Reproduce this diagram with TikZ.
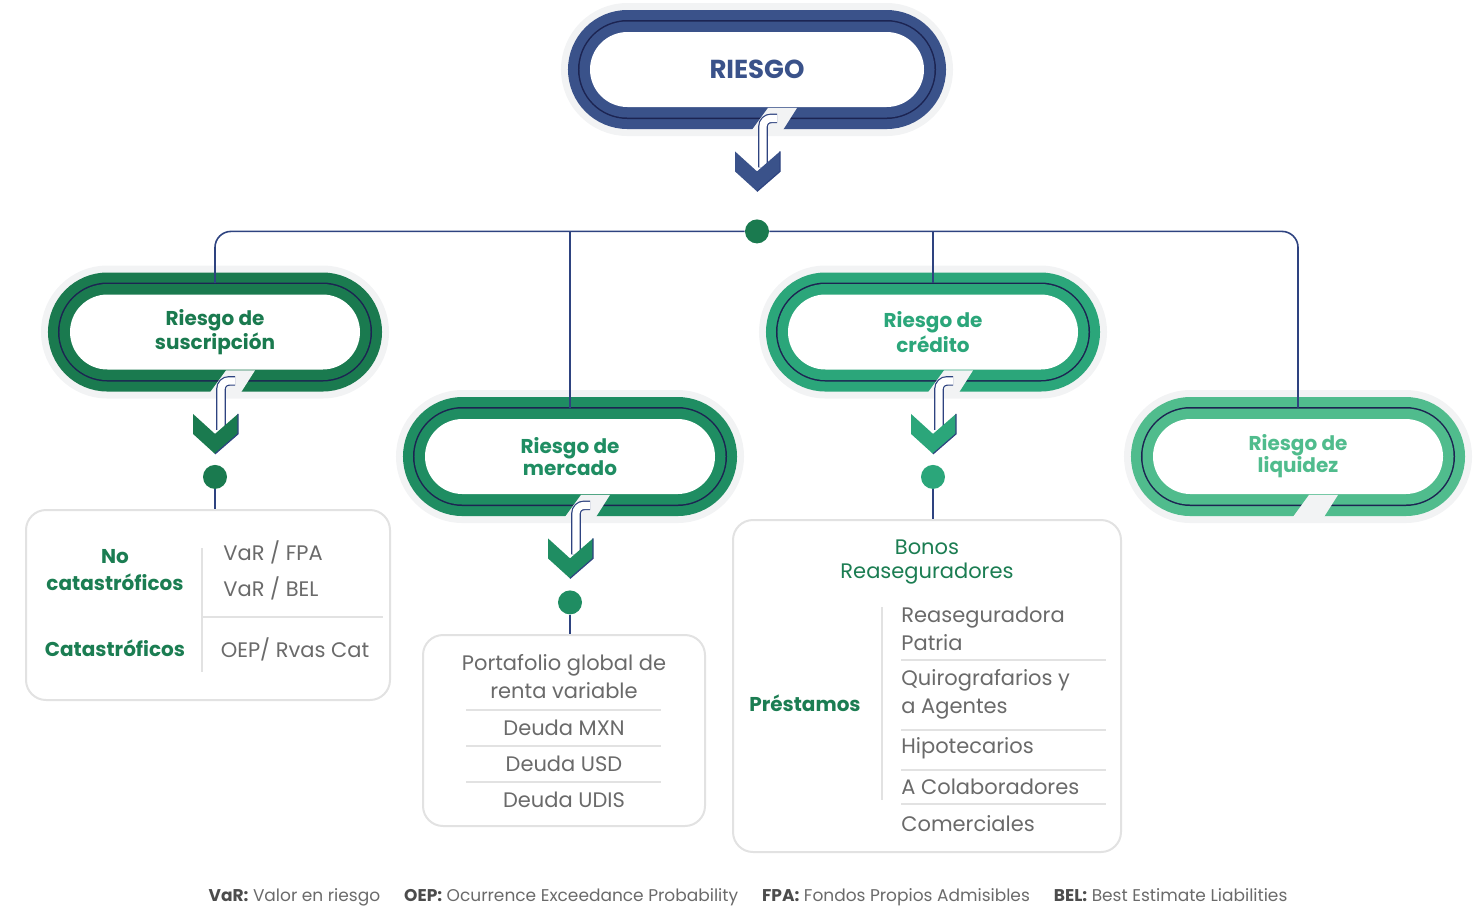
\documentclass[tikz,border=0pt]{standalone}
\usepackage{fontspec}
\setmainfont{Poppins}
\usetikzlibrary{shapes.misc, calc}

\definecolor{navyband}{HTML}{3A528A}
\definecolor{ringline}{HTML}{1C2452}
\definecolor{linknavy}{HTML}{2E4380}
\definecolor{gsus}{HTML}{1A7A4F}
\definecolor{gmer}{HTML}{1F8D62}
\definecolor{gcre}{HTML}{2BA67A}
\definecolor{gliq}{HTML}{50BC8D}
\definecolor{gtext}{HTML}{1B7D52}
\definecolor{halo}{HTML}{F2F3F4}
\definecolor{panelline}{HTML}{E2E2E2}
\definecolor{greytext}{HTML}{6A6A6A}

\tikzset{
  pill/.style={shape=rounded rectangle, inner sep=0pt, minimum width=145pt,
    minimum height=37.5pt, fill=white, align=center, text=#1,
    font=\bfseries\fontsize{10}{11}\selectfont,
    preaction={draw=halo, line width=29pt},
    preaction={draw=#1, line width=22pt},
    preaction={draw=ringline, line width=12pt},
    preaction={draw=#1, line width=10.5pt}},
  shaft/.style={draw=linknavy, line width=0.6pt, double=white, double distance=3.6pt},
  chevedge/.style={draw=linknavy, line width=0.6pt},
  link/.style={draw=linknavy, line width=0.8pt},
  hubdot/.style={circle, fill=#1, minimum size=12pt, inner sep=0pt},
  panel/.style={draw=panelline, line width=1pt, rounded corners=10pt, fill=white, inner sep=0pt},
  divider/.style={draw=panelline, line width=1pt},
  head/.style={font=\bfseries\fontsize{10}{13.5}\selectfont, text=gtext, align=center, inner sep=0pt},
  cell/.style={font=\fontsize{10.5}{14}\selectfont, text=greytext, align=center, inner sep=0pt}
}

% gap in the lower band of a pill
\newcommand{\pillnotch}[1]{%
  \fill[halo] ($(#1.south)+(11,0.5)$) -- ($(#1.south)+(40,0.5)$)
    -- ($(#1.south)+(26,22.5)$) -- ($(#1.south)+(-5,22.5)$) -- cycle;}

% shaft and chevron below a pill
\newcommand{\pillarrow}[2]{%
  \coordinate (#1tip) at ($(#1.south)+(0,84)$);
  \draw[shaft, rounded corners=4pt] ($(#1.south)+(20,11)$) -- ($(#1.south)+(6,11)$)
    -- ($(#1tip)+(6,-24)$);
  \fill[#2] ($(#1tip)+(-22,-40)$) -- ($(#1tip)+(0,-20)$) -- ($(#1tip)+(23,-40)$)
    -- ($(#1tip)+(23,-20)$) -- (#1tip) -- ($(#1tip)+(-22,-20)$) -- cycle;
  \draw[chevedge] ($(#1tip)+(23,-40)$) -- ($(#1tip)+(23,-20)$) -- (#1tip);}

\begin{document}
\begin{tikzpicture}[x=0.5pt, y=-0.5pt]
  \useasboundingbox (0,0) rectangle (1483,907);

  % pills
  \node[pill=navyband, minimum width=167pt, font=\bfseries\fontsize{13}{15}\selectfont]
    (riesgo) at (757,69.5) {RIESGO};
  \node[pill=gsus] (sus) at (215,332) {Riesgo de\\suscripción};
  \node[pill=gmer] (mer) at (570,456.5) {Riesgo de\\mercado};
  \node[pill=gcre] (cre) at (933,332) {Riesgo de\\crédito};
  \node[pill=gliq] (liq) at (1298,456.5) {Riesgo de\\liquidez};

  \pillnotch{riesgo}
  \pillnotch{sus}
  \pillnotch{mer}
  \pillnotch{cre}
  \pillnotch{liq}

  \pillarrow{riesgo}{navyband}
  \pillarrow{sus}{gsus}
  \pillarrow{mer}{gmer}
  \pillarrow{cre}{gcre}

  % tree
  \node[hubdot=gsus] (hub) at ($(riesgotip)+(0,40)$) {};
  \draw[link, rounded corners=8pt] ($(sus.north)+(0,-11)$) |- (hub);
  \draw[link, rounded corners=8pt] ($(liq.north)+(0,-11)$) |- (hub);
  \draw[link] ($(mer.north)+(0,-11)$) -- (mer.north |- hub);
  \draw[link] ($(cre.north)+(0,-11)$) -- (cre.north |- hub);

  \node[hubdot=gsus] (susdot) at ($(sustip)+(0,23)$) {};
  \node[hubdot=gmer] (merdot) at ($(mertip)+(0,24)$) {};
  \node[hubdot=gcre] (credot) at ($(cretip)+(0,23)$) {};

  % panels
  \node[panel, minimum width=182pt, minimum height=95pt] (tabsus) at (208,605) {};
  \node[panel, minimum width=141pt, minimum height=95.5pt] (tabmer) at (564,730.5) {};
  \node[panel, minimum width=194pt, minimum height=166pt] (tabcre) at (927,686) {};

  \draw[link] (susdot) -- (susdot |- tabsus.north);
  \draw[link] (merdot) -- (merdot |- tabmer.north);
  \draw[link] (credot) -- (credot |- tabcre.north);

  % suscripcion
  \node[head] (nocat) at (115,570) {No\\catastróficos};
  \node[head] (cat) at (115,648) {Catastróficos};
  \node[cell, anchor=west] (varfpa) at (223,552) {VaR / FPA};
  \node[cell, anchor=west] (varbel) at (223,588) {VaR / BEL};
  \node[cell] (oep) at (295,649) {OEP/ Rvas Cat};
  \draw[divider] (202,548) -- (202,672);
  \draw[divider] (202,617) -- (383,617);

  % mercado
  \node[cell] (portafolio) at (564,677) {Portafolio global de\\renta variable};
  \node[cell] (mxn) at (564,728) {Deuda MXN};
  \node[cell] (usd) at (564,764) {Deuda USD};
  \node[cell] (udis) at (564,800) {Deuda UDIS};
  \foreach \y in {710,746,782}
    \draw[divider] (466,\y) -- (661,\y);

  % credito
  \node[head, font=\fontsize{10.5}{12}\selectfont] (bonos) at (927,562) {Bonos\\Reaseguradores};
  \node[head] (prestamos) at (805,703) {Préstamos};
  \node[cell, anchor=west, align=left] (patria) at (901,629) {Reaseguradora\\Patria};
  \node[cell, anchor=west, align=left] (quiro) at (901,694) {Quirografarios y\\a Agentes};
  \node[cell, anchor=west] (hipo) at (901,748) {Hipotecarios};
  \node[cell, anchor=west] (colab) at (901,787) {A Colaboradores};
  \node[cell, anchor=west] (comer) at (901,824) {Comerciales};
  \draw[divider] (882,607) -- (882,800);
  \foreach \y in {660,730,770,804}
    \draw[divider] (901,\y) -- (1106,\y);

  % legend
  \node[font=\fontsize{8.5}{10}\selectfont, text=greytext] (legend) at (748,897)
    {\textcolor{black!70}{\textbf{VaR:}} Valor en riesgo\hspace{12pt}%
     \textcolor{black!70}{\textbf{OEP:}} Ocurrence Exceedance Probability\hspace{12pt}%
     \textcolor{black!70}{\textbf{FPA:}} Fondos Propios Admisibles\hspace{12pt}%
     \textcolor{black!70}{\textbf{BEL:}} Best Estimate Liabilities};
\end{tikzpicture}
\end{document}
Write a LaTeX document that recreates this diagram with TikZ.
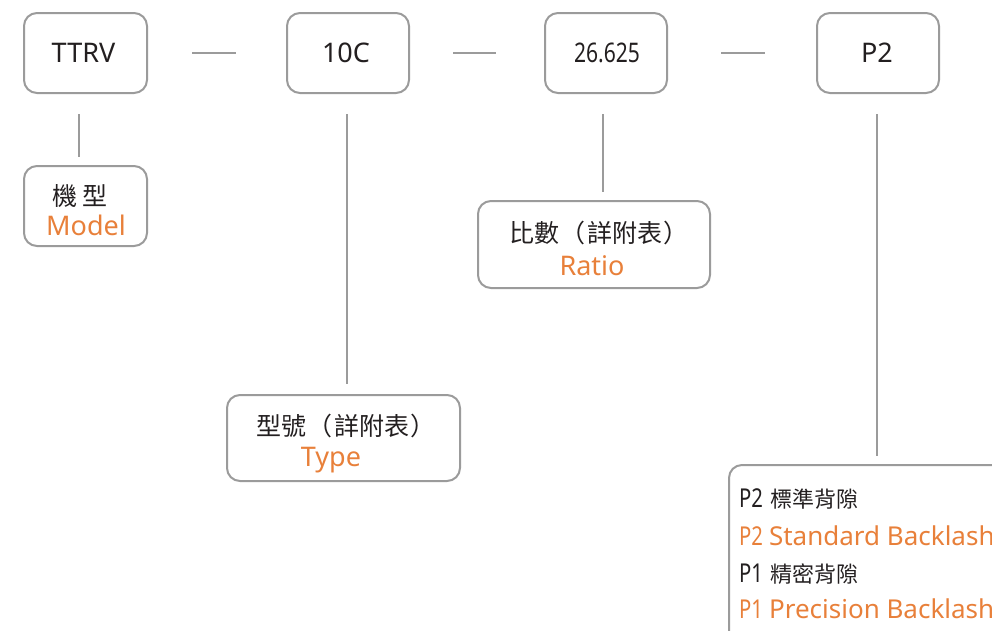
\documentclass[tikz,border=0pt]{standalone}
\usepackage{fontspec}
\setmainfont{Noto Sans}
\newfontfamily\cjk{Noto Sans CJK TC}
\usepackage{graphicx}
\definecolor{boxgrey}{HTML}{9B9B9B}
\definecolor{txtblack}{HTML}{231F20}
\definecolor{orng}{HTML}{E8803A}
\newcommand{\lp}{\hspace{1.5pt}（\hspace{1.5pt}}
\newcommand{\rp}{\hspace{1.5pt}）}
\begin{document}
\begin{tikzpicture}[x=1pt,y=-1pt,
  box/.style={draw=boxgrey,line width=2pt,rounded corners=13pt,rectangle,inner sep=0pt},
  conn/.style={draw=boxgrey,line width=2pt},
  lat/.style={font=\fontsize{27}{30}\selectfont,text=txtblack,inner sep=0pt,anchor=base},
  han/.style={font=\cjk\fontsize{25}{28}\selectfont,text=txtblack,inner sep=0pt,anchor=base},
  eng/.style={font=\fontsize{27}{30}\selectfont,text=orng,inner sep=0pt,anchor=base},
  btxt/.style={font=\fontsize{26}{28}\selectfont,inner sep=0pt,anchor=base west}]
\useasboundingbox (0,0) rectangle (992,630);
\clip (0,0) rectangle (992,630);
% top boxes
\node[box,minimum width=123pt,minimum height=80pt] (ttrv) at (85.5,53) {};
\node[box,minimum width=122pt,minimum height=80pt] (tenc) at (348,53) {};
\node[box,minimum width=122pt,minimum height=80pt] (ratio) at (606,53) {};
\node[box,minimum width=122pt,minimum height=80pt] (ptwo) at (878,53) {};
% lower boxes
\node[box,minimum width=123pt,minimum height=80pt] (model) at (85.5,206) {};
\node[box,minimum width=233pt,minimum height=86pt] (type) at (343.5,438) {};
\node[box,minimum width=232pt,minimum height=87pt] (ratiob) at (594,244.5) {};
\node[box,minimum width=290pt,minimum height=200pt] (back) at (874,565) {};
% texts top
\node[lat] (t1) at (83.5,62) {TTRV};
\node[lat] (t2) at (346,62) {10C};
\node[lat] (t3) at (607,62) {\scalebox{0.78}[1]{26.625}};
\node[lat] (t4) at (877,62) {P2};
% model
\node[han] (m1) at (80,205) {機\hspace{5pt}型};
\node[eng] (m2) at (86,235) {Model};
% ratio
\node[han] (r1) at (599,242) {比數\lp 詳附表\rp};
\node[eng] (r2) at (592,275) {Ratio};
% type
\node[han] (y1) at (346,435) {型號\lp 詳附表\rp};
\node[eng] (y2) at (331,466) {Type};
% backlash
\node[btxt,text=txtblack] (b1) at (739,507) {\scalebox{0.78}[1]{P2}\hspace{7pt}{\cjk\fontsize{22}{24}\selectfont 標準背隙}};
\node[btxt,text=orng] (b2) at (739,545) {\scalebox{0.78}[1]{P2}\hspace{6pt}Standard Backlash};
\node[btxt,text=txtblack] (b3) at (739,582) {\scalebox{0.78}[1]{P1}\hspace{7pt}{\cjk\fontsize{22}{24}\selectfont 精密背隙}};
\node[btxt,text=orng] (b4) at (739,618) {\scalebox{0.78}[1]{P1}\hspace{6pt}Precision Backlash};
% horizontal connectors
\draw[conn,shorten <=44pt,shorten >=50pt] (ttrv.east) -- (tenc.west);
\draw[conn,shorten <=43pt,shorten >=48pt] (tenc.east) -- (ratio.west);
\draw[conn,shorten <=53pt,shorten >=51pt] (ratio.east) -- (ptwo.west);
% vertical connectors
\draw[conn,shorten <=20pt,shorten >=8pt] ([xshift=-6.5pt]ttrv.south) -- ([xshift=-6.5pt]model.north);
\draw[conn,shorten <=20pt,shorten >=10pt] ([xshift=-1pt]tenc.south) -- ([xshift=-1pt]tenc.south |- type.north);
\draw[conn,shorten <=20pt,shorten >=8pt] ([xshift=-3pt]ratio.south) -- ([xshift=-3pt]ratio.south |- ratiob.north);
\draw[conn,shorten <=20pt,shorten >=8pt] ([xshift=-1pt]ptwo.south) -- ([xshift=-1pt]ptwo.south |- back.north);
\end{tikzpicture}
\end{document}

* _EXERCISE GOAL_:
State the count of lines holding the string "diagram" in the listing above, and nothing else.

* _RESULT OF THE TASK_:
2